• What is being asked
Repeat each line of the material below exactly as it appears, minus any pictures.

• Recorded data
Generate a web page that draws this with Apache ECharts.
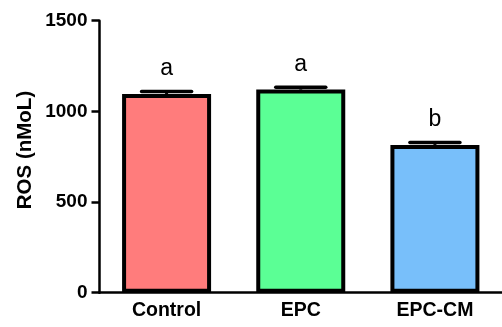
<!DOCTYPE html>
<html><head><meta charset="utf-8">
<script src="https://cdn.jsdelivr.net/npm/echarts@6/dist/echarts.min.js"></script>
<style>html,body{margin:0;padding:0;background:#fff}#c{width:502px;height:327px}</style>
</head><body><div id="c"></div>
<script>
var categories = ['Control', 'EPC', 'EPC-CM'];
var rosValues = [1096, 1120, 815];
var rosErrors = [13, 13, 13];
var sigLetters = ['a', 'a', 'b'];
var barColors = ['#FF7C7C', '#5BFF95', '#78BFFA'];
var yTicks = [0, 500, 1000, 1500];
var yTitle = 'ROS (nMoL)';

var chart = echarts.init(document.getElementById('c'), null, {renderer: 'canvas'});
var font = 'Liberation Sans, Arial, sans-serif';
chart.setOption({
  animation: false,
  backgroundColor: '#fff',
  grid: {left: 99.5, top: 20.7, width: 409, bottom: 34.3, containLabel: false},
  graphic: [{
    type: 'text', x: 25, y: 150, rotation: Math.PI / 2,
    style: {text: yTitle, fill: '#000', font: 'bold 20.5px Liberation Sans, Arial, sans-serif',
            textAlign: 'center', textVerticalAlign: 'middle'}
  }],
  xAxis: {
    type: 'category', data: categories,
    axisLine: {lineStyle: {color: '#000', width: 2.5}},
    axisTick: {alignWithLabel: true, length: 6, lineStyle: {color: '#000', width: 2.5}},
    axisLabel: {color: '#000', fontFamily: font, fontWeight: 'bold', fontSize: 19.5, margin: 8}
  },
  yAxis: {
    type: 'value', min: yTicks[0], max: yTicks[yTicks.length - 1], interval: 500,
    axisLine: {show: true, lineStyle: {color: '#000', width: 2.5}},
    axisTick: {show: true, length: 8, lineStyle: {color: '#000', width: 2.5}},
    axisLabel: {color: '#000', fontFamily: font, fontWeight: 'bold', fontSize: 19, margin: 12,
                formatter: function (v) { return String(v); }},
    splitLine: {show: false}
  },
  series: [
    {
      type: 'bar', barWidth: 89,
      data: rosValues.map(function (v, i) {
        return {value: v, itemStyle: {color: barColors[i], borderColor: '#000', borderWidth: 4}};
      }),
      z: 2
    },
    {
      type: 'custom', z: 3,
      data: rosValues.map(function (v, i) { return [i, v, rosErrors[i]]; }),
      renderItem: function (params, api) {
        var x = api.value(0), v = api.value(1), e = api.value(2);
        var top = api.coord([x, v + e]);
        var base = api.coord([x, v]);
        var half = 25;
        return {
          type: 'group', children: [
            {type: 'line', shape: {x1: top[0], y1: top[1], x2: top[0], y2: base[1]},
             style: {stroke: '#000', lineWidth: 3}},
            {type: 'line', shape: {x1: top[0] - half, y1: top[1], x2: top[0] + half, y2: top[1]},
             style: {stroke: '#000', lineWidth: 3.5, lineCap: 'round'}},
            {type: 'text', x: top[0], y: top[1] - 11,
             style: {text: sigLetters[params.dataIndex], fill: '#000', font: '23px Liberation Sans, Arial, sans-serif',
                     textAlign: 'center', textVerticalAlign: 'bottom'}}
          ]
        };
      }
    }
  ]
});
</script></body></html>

• Result below
Generate a web page that draws this with Apache ECharts.
<!DOCTYPE html>
<html><head><meta charset="utf-8">
<script src="https://cdn.jsdelivr.net/npm/echarts@6/dist/echarts.min.js"></script>
<style>html,body{margin:0;padding:0;background:#fff}#c{width:502px;height:327px}</style>
</head><body><div id="c"></div>
<script>
var categories = ['Control', 'EPC', 'EPC-CM'];
var rosValues = [1096, 1120, 815];
var rosErrors = [13, 13, 13];
var sigLetters = ['a', 'a', 'b'];
var barColors = ['#FF7C7C', '#5BFF95', '#78BFFA'];
var yTicks = [0, 500, 1000, 1500];
var yTitle = 'ROS (nMoL)';

var chart = echarts.init(document.getElementById('c'), null, {renderer: 'canvas'});
var font = 'Liberation Sans, Arial, sans-serif';
chart.setOption({
  animation: false,
  backgroundColor: '#fff',
  grid: {left: 99.5, top: 20.7, width: 409, bottom: 34.3, containLabel: false},
  graphic: [{
    type: 'text', x: 25, y: 150, rotation: Math.PI / 2,
    style: {text: yTitle, fill: '#000', font: 'bold 20.5px Liberation Sans, Arial, sans-serif',
            textAlign: 'center', textVerticalAlign: 'middle'}
  }],
  xAxis: {
    type: 'category', data: categories,
    axisLine: {lineStyle: {color: '#000', width: 2.5}},
    axisTick: {alignWithLabel: true, length: 6, lineStyle: {color: '#000', width: 2.5}},
    axisLabel: {color: '#000', fontFamily: font, fontWeight: 'bold', fontSize: 19.5, margin: 8}
  },
  yAxis: {
    type: 'value', min: yTicks[0], max: yTicks[yTicks.length - 1], interval: 500,
    axisLine: {show: true, lineStyle: {color: '#000', width: 2.5}},
    axisTick: {show: true, length: 8, lineStyle: {color: '#000', width: 2.5}},
    axisLabel: {color: '#000', fontFamily: font, fontWeight: 'bold', fontSize: 19, margin: 12,
                formatter: function (v) { return String(v); }},
    splitLine: {show: false}
  },
  series: [
    {
      type: 'bar', barWidth: 89,
      data: rosValues.map(function (v, i) {
        return {value: v, itemStyle: {color: barColors[i], borderColor: '#000', borderWidth: 4}};
      }),
      z: 2
    },
    {
      type: 'custom', z: 3,
      data: rosValues.map(function (v, i) { return [i, v, rosErrors[i]]; }),
      renderItem: function (params, api) {
        var x = api.value(0), v = api.value(1), e = api.value(2);
        var top = api.coord([x, v + e]);
        var base = api.coord([x, v]);
        var half = 25;
        return {
          type: 'group', children: [
            {type: 'line', shape: {x1: top[0], y1: top[1], x2: top[0], y2: base[1]},
             style: {stroke: '#000', lineWidth: 3}},
            {type: 'line', shape: {x1: top[0] - half, y1: top[1], x2: top[0] + half, y2: top[1]},
             style: {stroke: '#000', lineWidth: 3.5, lineCap: 'round'}},
            {type: 'text', x: top[0], y: top[1] - 11,
             style: {text: sigLetters[params.dataIndex], fill: '#000', font: '23px Liberation Sans, Arial, sans-serif',
                     textAlign: 'center', textVerticalAlign: 'bottom'}}
          ]
        };
      }
    }
  ]
});
</script></body></html>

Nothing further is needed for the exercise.